▶ **TASK BRIEF**: Gather every line holding the string "this".

Collected data

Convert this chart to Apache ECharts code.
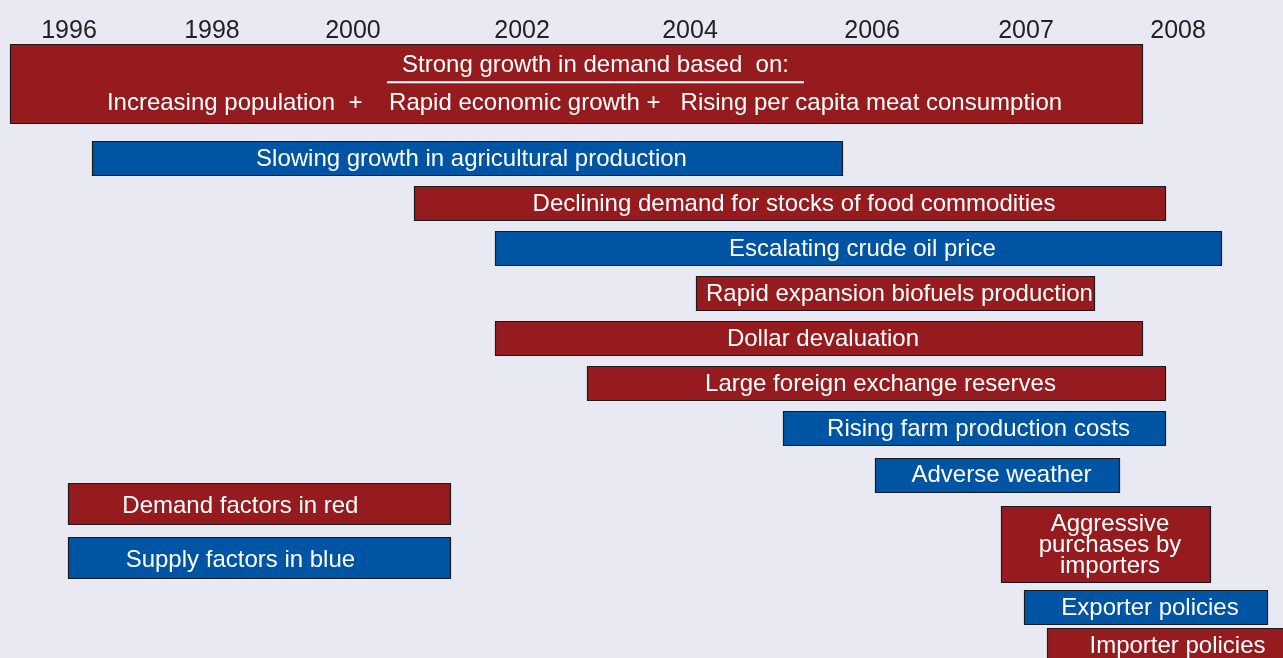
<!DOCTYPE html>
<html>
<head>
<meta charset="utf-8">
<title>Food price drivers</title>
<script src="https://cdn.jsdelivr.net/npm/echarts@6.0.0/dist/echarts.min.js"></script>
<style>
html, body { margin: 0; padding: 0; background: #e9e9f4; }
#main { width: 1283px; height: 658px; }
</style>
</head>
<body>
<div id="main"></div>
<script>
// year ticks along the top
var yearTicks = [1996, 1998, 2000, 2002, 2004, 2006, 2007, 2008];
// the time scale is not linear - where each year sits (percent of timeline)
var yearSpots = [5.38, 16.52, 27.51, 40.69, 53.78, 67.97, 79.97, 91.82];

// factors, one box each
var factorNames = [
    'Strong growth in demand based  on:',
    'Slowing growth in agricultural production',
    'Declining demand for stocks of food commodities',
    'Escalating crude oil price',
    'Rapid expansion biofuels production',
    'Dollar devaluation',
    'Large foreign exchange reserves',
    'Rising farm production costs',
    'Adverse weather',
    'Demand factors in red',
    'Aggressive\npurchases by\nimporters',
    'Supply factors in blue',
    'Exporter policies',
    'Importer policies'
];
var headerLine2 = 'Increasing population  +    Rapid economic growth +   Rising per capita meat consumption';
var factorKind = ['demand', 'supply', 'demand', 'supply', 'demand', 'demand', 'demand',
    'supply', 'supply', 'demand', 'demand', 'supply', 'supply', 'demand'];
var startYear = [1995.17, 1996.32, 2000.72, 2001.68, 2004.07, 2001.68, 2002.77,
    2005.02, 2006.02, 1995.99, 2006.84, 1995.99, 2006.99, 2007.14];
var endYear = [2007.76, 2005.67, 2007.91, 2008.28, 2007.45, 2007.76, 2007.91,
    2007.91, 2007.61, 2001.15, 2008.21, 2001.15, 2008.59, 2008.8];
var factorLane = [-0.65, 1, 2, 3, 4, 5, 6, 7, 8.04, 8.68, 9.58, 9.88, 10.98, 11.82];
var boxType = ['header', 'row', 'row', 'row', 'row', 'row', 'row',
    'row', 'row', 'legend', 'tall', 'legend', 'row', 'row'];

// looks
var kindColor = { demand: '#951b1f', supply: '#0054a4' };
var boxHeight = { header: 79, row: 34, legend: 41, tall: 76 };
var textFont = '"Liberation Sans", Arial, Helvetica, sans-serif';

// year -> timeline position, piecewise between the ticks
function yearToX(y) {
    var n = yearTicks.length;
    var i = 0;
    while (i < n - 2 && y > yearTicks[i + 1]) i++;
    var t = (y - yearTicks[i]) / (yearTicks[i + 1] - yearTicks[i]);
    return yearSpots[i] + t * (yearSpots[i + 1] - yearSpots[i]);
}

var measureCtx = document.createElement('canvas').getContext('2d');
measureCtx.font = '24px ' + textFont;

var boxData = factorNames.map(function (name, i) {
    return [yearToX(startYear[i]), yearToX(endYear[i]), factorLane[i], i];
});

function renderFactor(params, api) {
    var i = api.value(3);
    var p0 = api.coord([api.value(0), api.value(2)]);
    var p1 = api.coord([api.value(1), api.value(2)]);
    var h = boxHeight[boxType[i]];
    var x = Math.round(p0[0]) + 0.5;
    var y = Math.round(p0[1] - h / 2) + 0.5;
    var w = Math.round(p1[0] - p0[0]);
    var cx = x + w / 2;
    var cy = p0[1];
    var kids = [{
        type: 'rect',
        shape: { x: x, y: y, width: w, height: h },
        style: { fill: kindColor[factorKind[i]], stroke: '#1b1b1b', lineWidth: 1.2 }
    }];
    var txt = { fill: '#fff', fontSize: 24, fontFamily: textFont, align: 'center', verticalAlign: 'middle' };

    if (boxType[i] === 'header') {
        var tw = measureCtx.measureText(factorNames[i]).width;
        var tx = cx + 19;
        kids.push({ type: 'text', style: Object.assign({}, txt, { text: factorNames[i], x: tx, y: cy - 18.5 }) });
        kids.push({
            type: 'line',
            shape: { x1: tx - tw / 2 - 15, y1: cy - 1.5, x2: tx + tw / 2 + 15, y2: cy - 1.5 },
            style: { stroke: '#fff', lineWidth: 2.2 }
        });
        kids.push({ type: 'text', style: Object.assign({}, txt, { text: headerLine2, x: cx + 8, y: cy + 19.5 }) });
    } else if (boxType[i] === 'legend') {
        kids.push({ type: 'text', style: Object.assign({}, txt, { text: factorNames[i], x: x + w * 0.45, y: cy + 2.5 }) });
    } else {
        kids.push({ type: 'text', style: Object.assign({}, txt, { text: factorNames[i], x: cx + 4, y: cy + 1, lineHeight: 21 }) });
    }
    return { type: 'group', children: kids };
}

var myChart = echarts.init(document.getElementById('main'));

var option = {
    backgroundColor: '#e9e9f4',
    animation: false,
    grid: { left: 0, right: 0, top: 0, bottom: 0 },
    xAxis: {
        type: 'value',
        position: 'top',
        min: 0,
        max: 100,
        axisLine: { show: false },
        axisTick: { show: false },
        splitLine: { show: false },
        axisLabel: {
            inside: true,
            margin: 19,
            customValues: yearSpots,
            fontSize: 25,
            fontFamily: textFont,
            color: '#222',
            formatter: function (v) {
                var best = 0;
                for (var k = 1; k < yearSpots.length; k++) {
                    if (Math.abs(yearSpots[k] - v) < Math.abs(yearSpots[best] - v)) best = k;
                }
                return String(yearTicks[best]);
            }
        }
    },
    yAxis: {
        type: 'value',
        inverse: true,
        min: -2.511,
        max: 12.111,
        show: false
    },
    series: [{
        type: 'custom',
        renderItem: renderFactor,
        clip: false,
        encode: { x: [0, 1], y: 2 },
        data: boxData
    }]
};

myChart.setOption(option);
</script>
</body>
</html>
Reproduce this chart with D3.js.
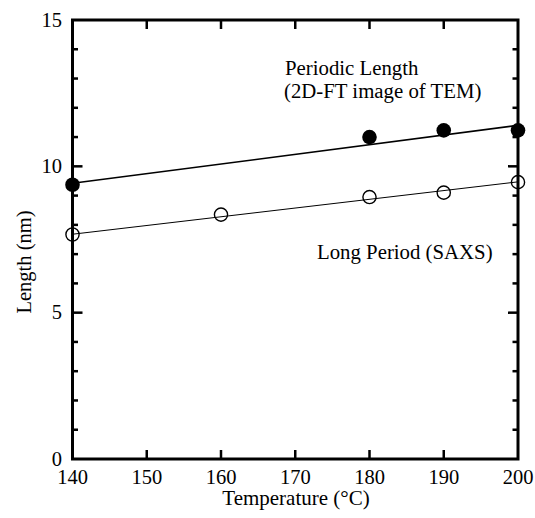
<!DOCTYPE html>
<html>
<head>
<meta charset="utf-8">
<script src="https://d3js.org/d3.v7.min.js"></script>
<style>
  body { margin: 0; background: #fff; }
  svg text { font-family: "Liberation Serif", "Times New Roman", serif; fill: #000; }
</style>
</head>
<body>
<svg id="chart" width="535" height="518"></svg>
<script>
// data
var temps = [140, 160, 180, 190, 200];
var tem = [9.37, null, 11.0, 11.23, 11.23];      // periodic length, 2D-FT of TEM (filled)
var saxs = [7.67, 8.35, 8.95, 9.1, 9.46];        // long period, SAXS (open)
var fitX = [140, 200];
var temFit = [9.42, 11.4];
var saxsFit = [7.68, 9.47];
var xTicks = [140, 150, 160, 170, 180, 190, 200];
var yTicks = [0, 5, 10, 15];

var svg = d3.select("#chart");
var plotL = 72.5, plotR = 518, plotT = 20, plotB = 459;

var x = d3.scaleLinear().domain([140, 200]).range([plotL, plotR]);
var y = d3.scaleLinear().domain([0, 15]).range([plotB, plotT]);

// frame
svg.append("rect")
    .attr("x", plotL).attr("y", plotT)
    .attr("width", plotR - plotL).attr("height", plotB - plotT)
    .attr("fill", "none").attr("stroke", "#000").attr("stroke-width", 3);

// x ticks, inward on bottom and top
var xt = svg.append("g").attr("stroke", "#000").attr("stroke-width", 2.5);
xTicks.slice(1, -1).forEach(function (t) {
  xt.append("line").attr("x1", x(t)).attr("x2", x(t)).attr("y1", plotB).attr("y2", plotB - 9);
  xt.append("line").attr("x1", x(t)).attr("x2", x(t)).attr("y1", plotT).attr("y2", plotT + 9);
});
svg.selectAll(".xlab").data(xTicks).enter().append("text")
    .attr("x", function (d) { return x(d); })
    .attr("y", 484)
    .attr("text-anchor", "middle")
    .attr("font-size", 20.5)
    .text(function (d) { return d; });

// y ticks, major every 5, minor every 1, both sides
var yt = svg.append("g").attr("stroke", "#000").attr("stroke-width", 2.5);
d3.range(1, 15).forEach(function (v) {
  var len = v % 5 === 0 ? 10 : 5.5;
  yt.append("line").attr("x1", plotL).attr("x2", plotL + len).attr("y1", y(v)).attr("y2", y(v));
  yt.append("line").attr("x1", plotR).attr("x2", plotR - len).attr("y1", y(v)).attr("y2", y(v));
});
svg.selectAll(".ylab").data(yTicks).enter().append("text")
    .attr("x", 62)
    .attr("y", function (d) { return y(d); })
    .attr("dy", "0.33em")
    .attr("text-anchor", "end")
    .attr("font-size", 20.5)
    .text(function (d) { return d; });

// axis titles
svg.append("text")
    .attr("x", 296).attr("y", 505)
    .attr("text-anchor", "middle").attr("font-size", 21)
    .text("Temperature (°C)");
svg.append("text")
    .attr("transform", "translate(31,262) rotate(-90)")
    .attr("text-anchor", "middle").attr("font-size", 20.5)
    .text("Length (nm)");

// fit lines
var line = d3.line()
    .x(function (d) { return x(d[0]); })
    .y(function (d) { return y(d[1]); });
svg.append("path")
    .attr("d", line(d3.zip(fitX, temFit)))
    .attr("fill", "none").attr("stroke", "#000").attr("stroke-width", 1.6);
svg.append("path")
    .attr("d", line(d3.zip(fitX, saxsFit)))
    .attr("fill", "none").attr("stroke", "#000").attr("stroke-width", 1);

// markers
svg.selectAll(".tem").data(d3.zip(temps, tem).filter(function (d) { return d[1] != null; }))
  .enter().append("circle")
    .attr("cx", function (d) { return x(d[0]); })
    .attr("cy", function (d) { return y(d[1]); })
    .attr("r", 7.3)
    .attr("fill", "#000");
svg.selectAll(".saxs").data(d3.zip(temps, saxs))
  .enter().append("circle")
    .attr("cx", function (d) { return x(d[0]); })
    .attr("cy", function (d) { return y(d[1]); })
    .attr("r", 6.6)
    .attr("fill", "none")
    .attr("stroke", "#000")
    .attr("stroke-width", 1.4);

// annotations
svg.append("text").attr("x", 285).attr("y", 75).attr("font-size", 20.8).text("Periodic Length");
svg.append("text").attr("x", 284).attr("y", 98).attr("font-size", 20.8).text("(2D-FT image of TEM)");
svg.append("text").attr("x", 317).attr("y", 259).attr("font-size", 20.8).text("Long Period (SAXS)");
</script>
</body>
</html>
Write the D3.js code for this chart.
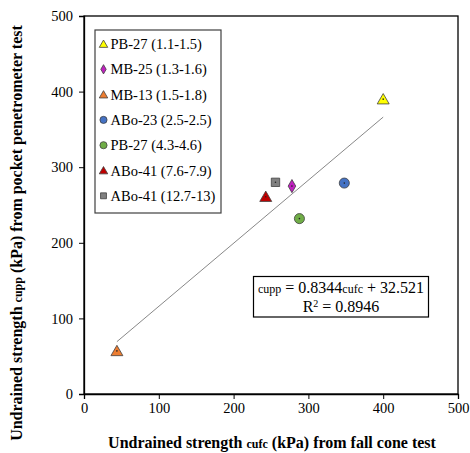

▶ **EXERCISE ANSWER**:
Convert this chart to Apache ECharts code.
Reproduce this chart with D3.js.
Write the D3.js code for this chart.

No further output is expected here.